One of the biggest pieces of industrial news in recent years has been the surprising return of American manufacturing after years of low output and outsourcing of work overseas. A report from the Brookings Institute in 2016 noted that manufacturing is actually reaching record levels, with production up 47% over where it was twenty years ago. Much of this growth has been due to increased levels of automation and driven by a groundswell of new technological development.
For today’s manufacturers, staying competitive means staying up-to-date on the latest developments in software and tech. With high overhead and labour costs, margins matter more in manufacturing than in just about any other industry, and the most successful manufacturing firms are usually the ones best able to keep costs down by decreasing waste and improving efficiency. Quality control plays a vital role in determining which manufacturers pull this off, which is why machinery that monitors quality control, such as coordinate measuring machines (CMMs), are such an important investment.

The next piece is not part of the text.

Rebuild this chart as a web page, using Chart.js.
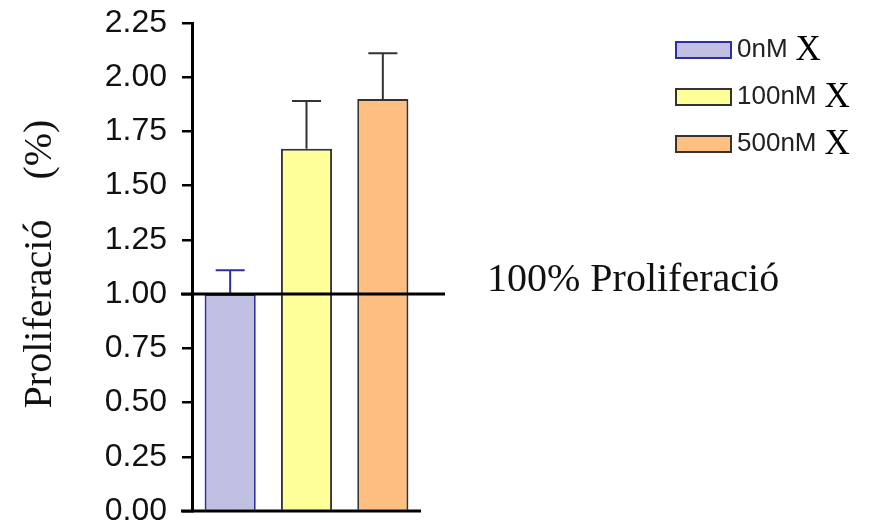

But with technological change occurring at an almost dizzying rate, it isn’t enough to simply rely on standard CMM equipment; for businesses whose production lines rely on CMM technology, staying abreast of news and reviews about CMM equipment is an important way of staying on the cutting edge of change and leading the competition. As software remains one of the most significant areas of development in the metrology world, staying on top of the latest versions of standard CMM programs is critical.
Even in these fast-moving times, last year was a milestone in CMM software, with the release of PolyWorks Inspector, hailed as the premier point cloud inspection solution. In addition to using non-contact point cloud digitizers to identify errors in newly produced parts and automatically determine whether new parts comply with blueprint specifications, Inspector allows CMMs to be more integrated into the production process, monitoring the quality of parts produced and analyzing the data to measure the wear on tools and detect sudden degradations that may indicate problems upstream in the production process.
These capabilities have revolutionary potential, introducing a greater capacity for production lines to monitor themselves and drastically decreasing the chances of sudden bottlenecks caused by machinery breakdowns. These developments are likely to spur further breakthroughs, as CMMs develop even more complex ways of interfacing with other machines on the production line.
By 2020, it is estimated that the United States will be number one in the Global Manufacturing Competitiveness Index (GMCI). While there are a number of factors driving America’s resurgence, the role that automation has played cannot be underestimated. But as North America bounces back after its long decline, manufacturers who want to take advantage of the improving economic climate will need to demonstrate that they are capable of moving with the times. Paying attention to important parts of the production process, like quality control, and staying up-to-date with technological improvements in metrology, is a sure-fire way of guaranteeing your production model is as lean and efficient as possible.